**What you will do:**
Copy everything in the data below exactly except the pictures.

**Data excerpt:**

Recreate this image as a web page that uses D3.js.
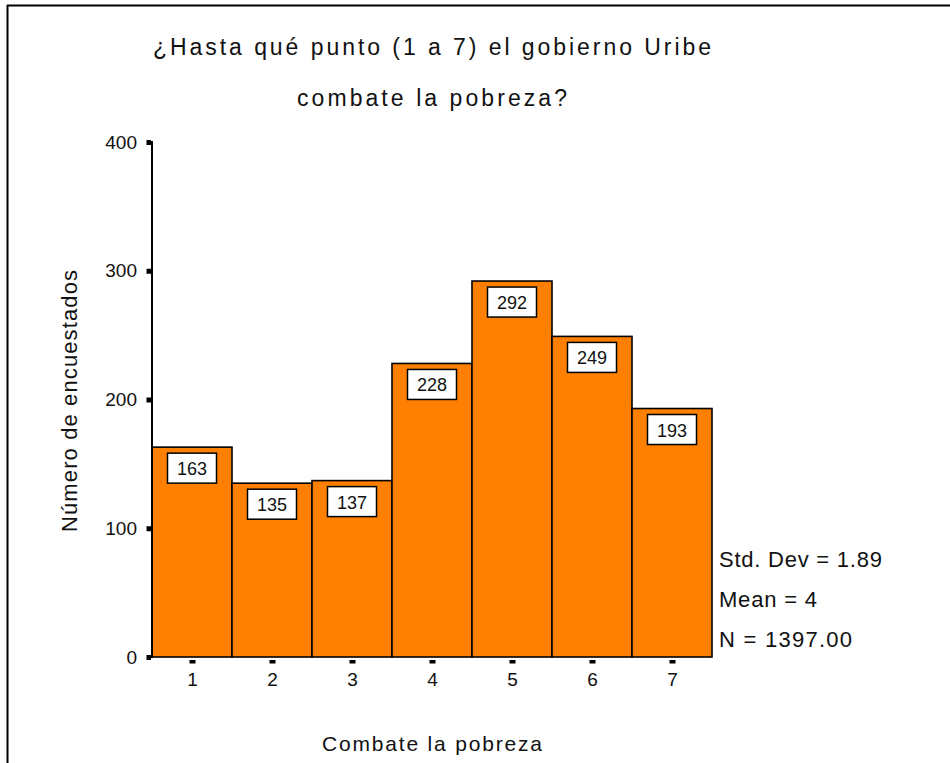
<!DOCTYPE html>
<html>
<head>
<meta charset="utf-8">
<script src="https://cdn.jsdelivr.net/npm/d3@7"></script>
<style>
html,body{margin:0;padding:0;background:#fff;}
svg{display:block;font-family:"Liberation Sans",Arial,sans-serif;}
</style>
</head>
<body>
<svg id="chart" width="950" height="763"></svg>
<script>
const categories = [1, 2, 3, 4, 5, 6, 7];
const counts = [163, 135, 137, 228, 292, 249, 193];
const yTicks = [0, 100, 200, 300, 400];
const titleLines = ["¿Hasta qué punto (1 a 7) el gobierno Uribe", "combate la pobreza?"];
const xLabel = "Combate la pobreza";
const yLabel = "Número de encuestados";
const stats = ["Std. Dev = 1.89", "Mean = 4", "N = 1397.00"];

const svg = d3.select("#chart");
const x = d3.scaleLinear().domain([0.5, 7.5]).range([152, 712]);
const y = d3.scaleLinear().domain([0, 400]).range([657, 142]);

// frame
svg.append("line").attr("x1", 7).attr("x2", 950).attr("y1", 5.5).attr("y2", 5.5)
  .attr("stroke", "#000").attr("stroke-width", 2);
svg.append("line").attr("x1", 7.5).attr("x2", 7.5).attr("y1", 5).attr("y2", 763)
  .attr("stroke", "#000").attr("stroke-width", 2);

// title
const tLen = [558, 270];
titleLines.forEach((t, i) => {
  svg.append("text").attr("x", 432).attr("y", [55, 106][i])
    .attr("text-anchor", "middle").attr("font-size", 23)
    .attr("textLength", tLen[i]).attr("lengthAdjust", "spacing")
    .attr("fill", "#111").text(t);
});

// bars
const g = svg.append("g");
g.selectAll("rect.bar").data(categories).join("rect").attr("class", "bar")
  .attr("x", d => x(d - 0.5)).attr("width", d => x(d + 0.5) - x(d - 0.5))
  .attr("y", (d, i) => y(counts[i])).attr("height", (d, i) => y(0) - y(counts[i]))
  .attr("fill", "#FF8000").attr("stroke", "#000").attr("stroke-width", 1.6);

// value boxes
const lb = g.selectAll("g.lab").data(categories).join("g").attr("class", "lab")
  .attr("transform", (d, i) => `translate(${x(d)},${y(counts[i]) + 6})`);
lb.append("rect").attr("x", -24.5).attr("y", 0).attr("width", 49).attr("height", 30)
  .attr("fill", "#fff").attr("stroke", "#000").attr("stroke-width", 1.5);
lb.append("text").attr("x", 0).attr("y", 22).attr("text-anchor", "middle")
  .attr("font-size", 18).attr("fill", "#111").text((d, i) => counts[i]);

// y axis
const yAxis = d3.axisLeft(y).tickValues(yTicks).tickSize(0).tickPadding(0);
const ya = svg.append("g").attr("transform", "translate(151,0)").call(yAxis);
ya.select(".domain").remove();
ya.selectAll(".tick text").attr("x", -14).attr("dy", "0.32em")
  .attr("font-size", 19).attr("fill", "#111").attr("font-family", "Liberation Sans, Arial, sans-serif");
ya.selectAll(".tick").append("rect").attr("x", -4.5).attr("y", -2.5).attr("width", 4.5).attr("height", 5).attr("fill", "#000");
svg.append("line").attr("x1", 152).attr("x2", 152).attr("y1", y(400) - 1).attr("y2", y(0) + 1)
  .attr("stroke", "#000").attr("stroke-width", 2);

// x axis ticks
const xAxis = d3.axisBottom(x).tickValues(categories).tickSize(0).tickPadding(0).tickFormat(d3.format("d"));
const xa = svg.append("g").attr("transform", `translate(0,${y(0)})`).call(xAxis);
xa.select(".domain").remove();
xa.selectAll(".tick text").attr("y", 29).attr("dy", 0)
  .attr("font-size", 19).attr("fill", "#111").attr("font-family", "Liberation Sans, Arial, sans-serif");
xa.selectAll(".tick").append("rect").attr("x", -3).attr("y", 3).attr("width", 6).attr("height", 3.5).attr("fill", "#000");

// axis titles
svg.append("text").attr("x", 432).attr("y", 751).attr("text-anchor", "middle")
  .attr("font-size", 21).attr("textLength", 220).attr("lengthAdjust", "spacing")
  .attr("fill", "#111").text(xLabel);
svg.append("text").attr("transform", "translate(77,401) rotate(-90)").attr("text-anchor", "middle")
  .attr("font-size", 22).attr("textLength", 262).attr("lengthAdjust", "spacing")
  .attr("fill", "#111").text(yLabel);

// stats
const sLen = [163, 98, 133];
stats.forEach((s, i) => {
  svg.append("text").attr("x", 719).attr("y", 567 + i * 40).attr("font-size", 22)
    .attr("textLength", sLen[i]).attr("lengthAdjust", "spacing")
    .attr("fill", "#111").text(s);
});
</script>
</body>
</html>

**The completed task:**
Recreate this image as a web page that uses D3.js.
<!DOCTYPE html>
<html>
<head>
<meta charset="utf-8">
<script src="https://cdn.jsdelivr.net/npm/d3@7"></script>
<style>
html,body{margin:0;padding:0;background:#fff;}
svg{display:block;font-family:"Liberation Sans",Arial,sans-serif;}
</style>
</head>
<body>
<svg id="chart" width="950" height="763"></svg>
<script>
const categories = [1, 2, 3, 4, 5, 6, 7];
const counts = [163, 135, 137, 228, 292, 249, 193];
const yTicks = [0, 100, 200, 300, 400];
const titleLines = ["¿Hasta qué punto (1 a 7) el gobierno Uribe", "combate la pobreza?"];
const xLabel = "Combate la pobreza";
const yLabel = "Número de encuestados";
const stats = ["Std. Dev = 1.89", "Mean = 4", "N = 1397.00"];

const svg = d3.select("#chart");
const x = d3.scaleLinear().domain([0.5, 7.5]).range([152, 712]);
const y = d3.scaleLinear().domain([0, 400]).range([657, 142]);

// frame
svg.append("line").attr("x1", 7).attr("x2", 950).attr("y1", 5.5).attr("y2", 5.5)
  .attr("stroke", "#000").attr("stroke-width", 2);
svg.append("line").attr("x1", 7.5).attr("x2", 7.5).attr("y1", 5).attr("y2", 763)
  .attr("stroke", "#000").attr("stroke-width", 2);

// title
const tLen = [558, 270];
titleLines.forEach((t, i) => {
  svg.append("text").attr("x", 432).attr("y", [55, 106][i])
    .attr("text-anchor", "middle").attr("font-size", 23)
    .attr("textLength", tLen[i]).attr("lengthAdjust", "spacing")
    .attr("fill", "#111").text(t);
});

// bars
const g = svg.append("g");
g.selectAll("rect.bar").data(categories).join("rect").attr("class", "bar")
  .attr("x", d => x(d - 0.5)).attr("width", d => x(d + 0.5) - x(d - 0.5))
  .attr("y", (d, i) => y(counts[i])).attr("height", (d, i) => y(0) - y(counts[i]))
  .attr("fill", "#FF8000").attr("stroke", "#000").attr("stroke-width", 1.6);

// value boxes
const lb = g.selectAll("g.lab").data(categories).join("g").attr("class", "lab")
  .attr("transform", (d, i) => `translate(${x(d)},${y(counts[i]) + 6})`);
lb.append("rect").attr("x", -24.5).attr("y", 0).attr("width", 49).attr("height", 30)
  .attr("fill", "#fff").attr("stroke", "#000").attr("stroke-width", 1.5);
lb.append("text").attr("x", 0).attr("y", 22).attr("text-anchor", "middle")
  .attr("font-size", 18).attr("fill", "#111").text((d, i) => counts[i]);

// y axis
const yAxis = d3.axisLeft(y).tickValues(yTicks).tickSize(0).tickPadding(0);
const ya = svg.append("g").attr("transform", "translate(151,0)").call(yAxis);
ya.select(".domain").remove();
ya.selectAll(".tick text").attr("x", -14).attr("dy", "0.32em")
  .attr("font-size", 19).attr("fill", "#111").attr("font-family", "Liberation Sans, Arial, sans-serif");
ya.selectAll(".tick").append("rect").attr("x", -4.5).attr("y", -2.5).attr("width", 4.5).attr("height", 5).attr("fill", "#000");
svg.append("line").attr("x1", 152).attr("x2", 152).attr("y1", y(400) - 1).attr("y2", y(0) + 1)
  .attr("stroke", "#000").attr("stroke-width", 2);

// x axis ticks
const xAxis = d3.axisBottom(x).tickValues(categories).tickSize(0).tickPadding(0).tickFormat(d3.format("d"));
const xa = svg.append("g").attr("transform", `translate(0,${y(0)})`).call(xAxis);
xa.select(".domain").remove();
xa.selectAll(".tick text").attr("y", 29).attr("dy", 0)
  .attr("font-size", 19).attr("fill", "#111").attr("font-family", "Liberation Sans, Arial, sans-serif");
xa.selectAll(".tick").append("rect").attr("x", -3).attr("y", 3).attr("width", 6).attr("height", 3.5).attr("fill", "#000");

// axis titles
svg.append("text").attr("x", 432).attr("y", 751).attr("text-anchor", "middle")
  .attr("font-size", 21).attr("textLength", 220).attr("lengthAdjust", "spacing")
  .attr("fill", "#111").text(xLabel);
svg.append("text").attr("transform", "translate(77,401) rotate(-90)").attr("text-anchor", "middle")
  .attr("font-size", 22).attr("textLength", 262).attr("lengthAdjust", "spacing")
  .attr("fill", "#111").text(yLabel);

// stats
const sLen = [163, 98, 133];
stats.forEach((s, i) => {
  svg.append("text").attr("x", 719).attr("y", 567 + i * 40).attr("font-size", 22)
    .attr("textLength", sLen[i]).attr("lengthAdjust", "spacing")
    .attr("fill", "#111").text(s);
});
</script>
</body>
</html>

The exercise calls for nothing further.